[PROVIDED MATERIAL]
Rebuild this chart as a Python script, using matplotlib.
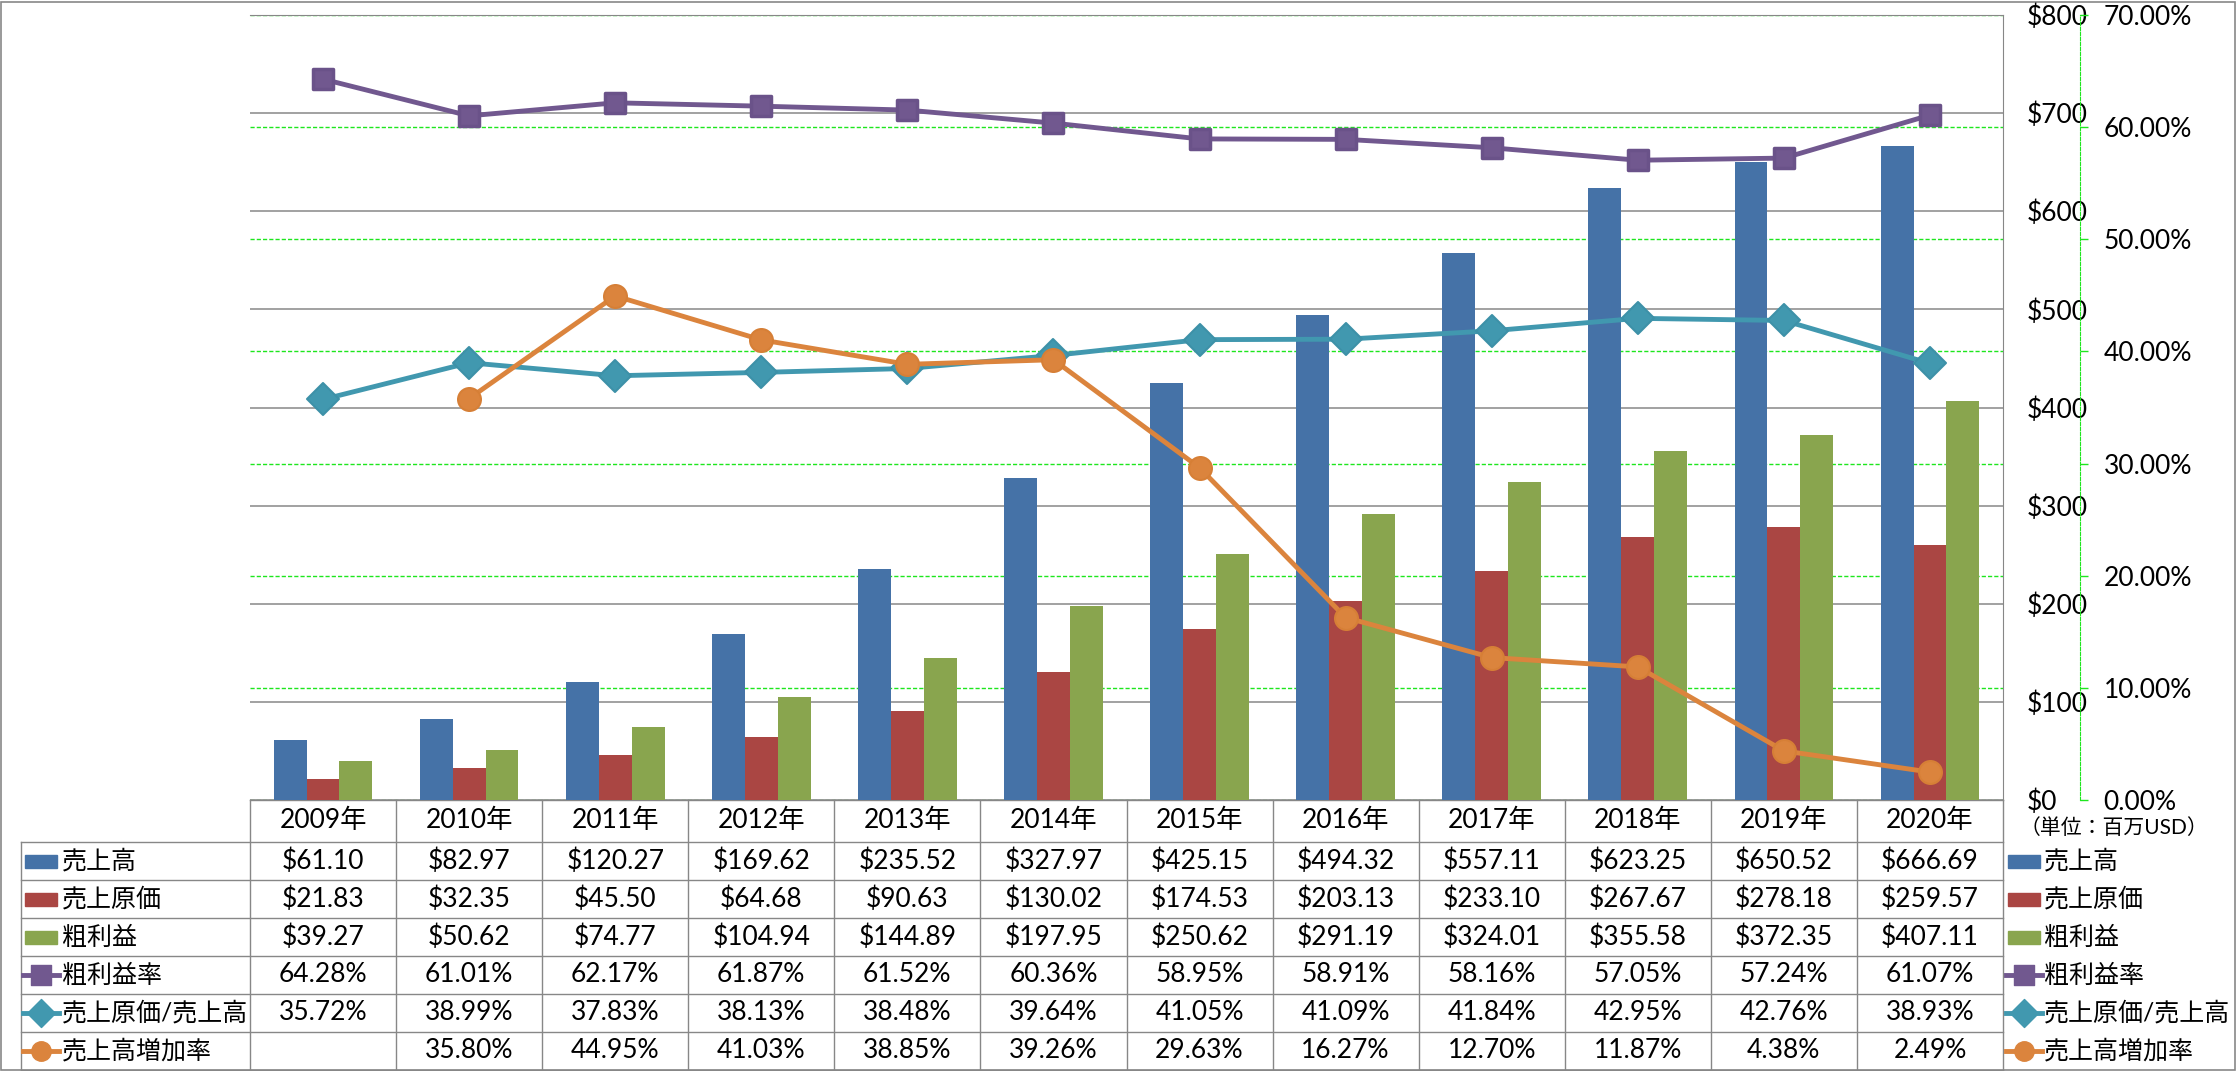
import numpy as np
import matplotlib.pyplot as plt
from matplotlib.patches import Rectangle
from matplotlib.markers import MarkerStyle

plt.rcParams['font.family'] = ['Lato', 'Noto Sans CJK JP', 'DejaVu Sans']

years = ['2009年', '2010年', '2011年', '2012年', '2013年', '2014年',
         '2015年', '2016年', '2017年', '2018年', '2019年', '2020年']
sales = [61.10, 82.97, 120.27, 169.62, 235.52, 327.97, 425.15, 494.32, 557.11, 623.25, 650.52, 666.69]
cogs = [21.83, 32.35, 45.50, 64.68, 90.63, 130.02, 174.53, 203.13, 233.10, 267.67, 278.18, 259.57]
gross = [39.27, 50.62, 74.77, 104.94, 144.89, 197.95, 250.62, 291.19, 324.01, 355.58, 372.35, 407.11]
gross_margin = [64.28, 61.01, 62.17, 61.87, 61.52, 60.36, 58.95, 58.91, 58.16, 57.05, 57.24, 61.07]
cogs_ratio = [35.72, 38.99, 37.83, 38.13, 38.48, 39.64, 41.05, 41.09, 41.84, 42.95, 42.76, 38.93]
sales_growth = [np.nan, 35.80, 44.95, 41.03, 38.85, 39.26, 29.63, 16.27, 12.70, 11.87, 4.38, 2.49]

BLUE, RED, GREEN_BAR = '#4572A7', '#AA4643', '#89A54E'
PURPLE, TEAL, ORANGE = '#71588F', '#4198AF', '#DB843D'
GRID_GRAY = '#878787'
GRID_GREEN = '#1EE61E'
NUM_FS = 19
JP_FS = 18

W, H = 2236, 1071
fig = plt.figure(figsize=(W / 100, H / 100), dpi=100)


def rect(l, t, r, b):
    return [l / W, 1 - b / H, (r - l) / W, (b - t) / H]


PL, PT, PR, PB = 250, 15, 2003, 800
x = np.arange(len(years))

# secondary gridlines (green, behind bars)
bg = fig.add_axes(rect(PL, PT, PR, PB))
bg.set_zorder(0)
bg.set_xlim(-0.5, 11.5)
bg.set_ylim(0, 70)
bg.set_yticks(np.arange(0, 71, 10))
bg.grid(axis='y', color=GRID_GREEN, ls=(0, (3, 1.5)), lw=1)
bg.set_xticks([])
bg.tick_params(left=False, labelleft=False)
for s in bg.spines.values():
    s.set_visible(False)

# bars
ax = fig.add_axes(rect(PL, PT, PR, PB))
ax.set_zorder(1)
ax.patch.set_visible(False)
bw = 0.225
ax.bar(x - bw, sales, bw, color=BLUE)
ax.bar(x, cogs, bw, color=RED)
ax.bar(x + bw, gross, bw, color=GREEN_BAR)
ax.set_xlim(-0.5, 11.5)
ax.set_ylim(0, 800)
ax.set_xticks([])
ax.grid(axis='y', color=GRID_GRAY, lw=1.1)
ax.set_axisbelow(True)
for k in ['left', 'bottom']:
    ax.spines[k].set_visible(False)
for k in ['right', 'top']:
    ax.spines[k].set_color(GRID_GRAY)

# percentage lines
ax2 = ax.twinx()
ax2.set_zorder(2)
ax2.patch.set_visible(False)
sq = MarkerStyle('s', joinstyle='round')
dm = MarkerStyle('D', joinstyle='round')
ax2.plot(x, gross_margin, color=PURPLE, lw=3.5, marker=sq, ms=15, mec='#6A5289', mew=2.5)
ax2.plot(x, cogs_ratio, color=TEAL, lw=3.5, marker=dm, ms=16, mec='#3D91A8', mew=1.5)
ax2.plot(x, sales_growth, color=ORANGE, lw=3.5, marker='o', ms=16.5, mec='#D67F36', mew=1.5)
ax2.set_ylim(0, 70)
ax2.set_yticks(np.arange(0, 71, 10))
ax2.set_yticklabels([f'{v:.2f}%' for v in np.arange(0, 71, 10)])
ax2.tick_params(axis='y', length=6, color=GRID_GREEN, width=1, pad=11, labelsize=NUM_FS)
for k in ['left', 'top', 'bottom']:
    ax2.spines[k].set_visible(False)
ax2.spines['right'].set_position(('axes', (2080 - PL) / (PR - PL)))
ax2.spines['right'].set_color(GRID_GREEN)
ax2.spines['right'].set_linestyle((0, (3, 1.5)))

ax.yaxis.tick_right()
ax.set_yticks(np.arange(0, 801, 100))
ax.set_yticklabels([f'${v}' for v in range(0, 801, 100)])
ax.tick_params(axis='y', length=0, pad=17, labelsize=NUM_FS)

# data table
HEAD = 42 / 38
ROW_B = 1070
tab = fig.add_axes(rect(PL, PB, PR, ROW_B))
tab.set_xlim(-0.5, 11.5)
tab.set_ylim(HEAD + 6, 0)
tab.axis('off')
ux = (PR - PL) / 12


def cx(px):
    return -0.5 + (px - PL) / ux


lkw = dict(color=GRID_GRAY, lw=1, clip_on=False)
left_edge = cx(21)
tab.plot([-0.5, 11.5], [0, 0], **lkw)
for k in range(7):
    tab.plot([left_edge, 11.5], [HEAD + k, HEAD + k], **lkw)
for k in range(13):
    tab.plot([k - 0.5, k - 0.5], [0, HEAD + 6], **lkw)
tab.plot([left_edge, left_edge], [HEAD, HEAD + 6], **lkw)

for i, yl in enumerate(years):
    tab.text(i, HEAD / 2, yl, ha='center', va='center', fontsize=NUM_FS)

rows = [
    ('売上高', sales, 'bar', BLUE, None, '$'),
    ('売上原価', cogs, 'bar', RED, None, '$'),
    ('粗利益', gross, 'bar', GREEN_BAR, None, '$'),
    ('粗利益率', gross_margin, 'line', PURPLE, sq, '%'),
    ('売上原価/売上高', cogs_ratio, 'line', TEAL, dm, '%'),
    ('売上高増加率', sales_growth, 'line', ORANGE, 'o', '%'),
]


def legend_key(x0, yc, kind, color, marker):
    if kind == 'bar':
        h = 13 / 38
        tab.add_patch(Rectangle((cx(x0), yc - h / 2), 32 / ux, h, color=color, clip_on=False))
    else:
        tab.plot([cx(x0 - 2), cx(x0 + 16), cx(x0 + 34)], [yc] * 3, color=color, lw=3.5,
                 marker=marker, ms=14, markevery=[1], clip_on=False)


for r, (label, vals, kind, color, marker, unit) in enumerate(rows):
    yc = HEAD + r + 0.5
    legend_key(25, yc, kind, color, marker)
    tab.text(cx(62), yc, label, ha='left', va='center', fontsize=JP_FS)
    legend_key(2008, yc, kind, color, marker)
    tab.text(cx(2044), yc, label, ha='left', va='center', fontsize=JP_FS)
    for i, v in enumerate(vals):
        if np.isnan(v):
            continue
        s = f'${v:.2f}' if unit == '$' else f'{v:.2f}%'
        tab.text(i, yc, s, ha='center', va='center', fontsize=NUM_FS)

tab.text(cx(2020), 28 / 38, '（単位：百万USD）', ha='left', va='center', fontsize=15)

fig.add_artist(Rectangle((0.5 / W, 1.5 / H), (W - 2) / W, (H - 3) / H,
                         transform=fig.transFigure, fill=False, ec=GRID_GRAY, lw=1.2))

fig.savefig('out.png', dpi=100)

[OBJECTIVE]
Identify and list each line with the word "matplotlib".

[FINAL RESULT]
Rebuild this chart as a Python script, using matplotlib.
import matplotlib.pyplot as plt
from matplotlib.patches import Rectangle
from matplotlib.markers import MarkerStyle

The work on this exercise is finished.